With reports that neighbours are increasingly at war over invasive bamboo plants spreading out of control, it may be worth considering what other hard-to-get-rid-of species you’re unwittingly planting in your garden.
Of course, there’s a difference between invasive and vigorous – invasive plants include Japanese knotweed, giant hogweed and Himalayan balsam, which are banned from sale in this country – but there are other plants which may spread too rapidly for your liking, and may be difficult to get rid of once they are planted in the ground.
Don’t be fooled by the dainty-looking late summer/early autumn flowers in shades of white, pink and mauve, because these perennial favourites growing up to 1.2m tall, are also total garden thugs.
Once you’ve planted them, I hope you really like them because it’ll be really difficult to erase them from your plot. They will invade the space of neighbouring plants, taking nutrients from the soil as they go – and it’s extremely difficult to totally eradicate them, unless you want to do some back-breaking digging.
They are, however, very pretty, so if you want them in your garden, grow them in a raised bed or in a container so you can keep control of them.
Periwinkles are ground cover trailing shrubs which provide eye-catching winter foliage and early flower in shades of blue and white.
They look good in shady spots or wilder areas of the garden and will stop weeds colonising, but can be invasive if not cut back because they send out runners which root when they touch the soil.
So avoid planting them in ordinary borders where they will compete with other plants. If you want to keep them, cut them back to the ground in winter and they will come up again with fresh new growth – but make sure you remove any runners you see popping up where they’re not wanted.
Each April and May, when the rich scent from the pretty white bell flowers of this pint-sized perennial bulb fill the air, I remind myself why I didn’t dig up the mass of these vigorous plants adorning not only a small wooded area of my garden, but also popping up unprompted in flower beds and borders.
Like many invasive groundcovers, convallaria propagates itself from underground rhizomes, producing seeds and spreading rapidly as the root-like rhizomes creep in all directions, throwing up small upright shoots (called ‘pips’) every few inches.

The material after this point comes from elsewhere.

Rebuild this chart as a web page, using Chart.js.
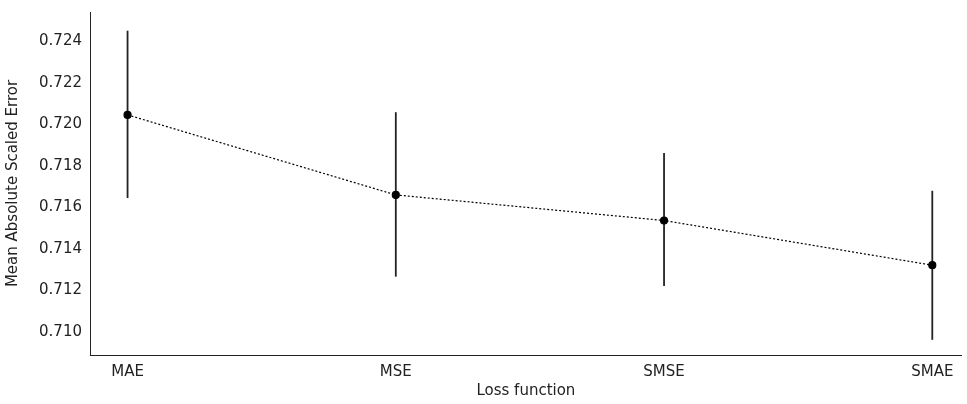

You can dig them up, but you mustn’t leave any roots in the ground or they will re-emerge. Alternatively, cut the flowers before they run to seed.
If you have a small garden, my advice would be to grow lily of the valley in pots, ideally in semi shade close to the patio, where you can inhale the rich scent come late spring, without worrying that the plants are going to take over.
When I first moved to my current home more than 20 years ago, my garden was awash with hybrid montbretia, the corms producing spear-like leaves and orange flowers in high summer, and multiplying with a vengeance once they took hold.
The underground corms, so overcrowded and undernourished, were nevertheless unstoppable and small fragments of root quickly established themselves. It took years of digging to get rid of them.
You can dig up montbretia but if you leave just one corm, it will re-emerge. And don’t chuck it on the compost heap because when you spread the compost on another area, the montbretia is likely to appear again.
However, you can buy less invasive and more showstopping cultivated varieties such as ‘Lucifer’ – which has a brilliant red flower – so there is still a place for them in my garden.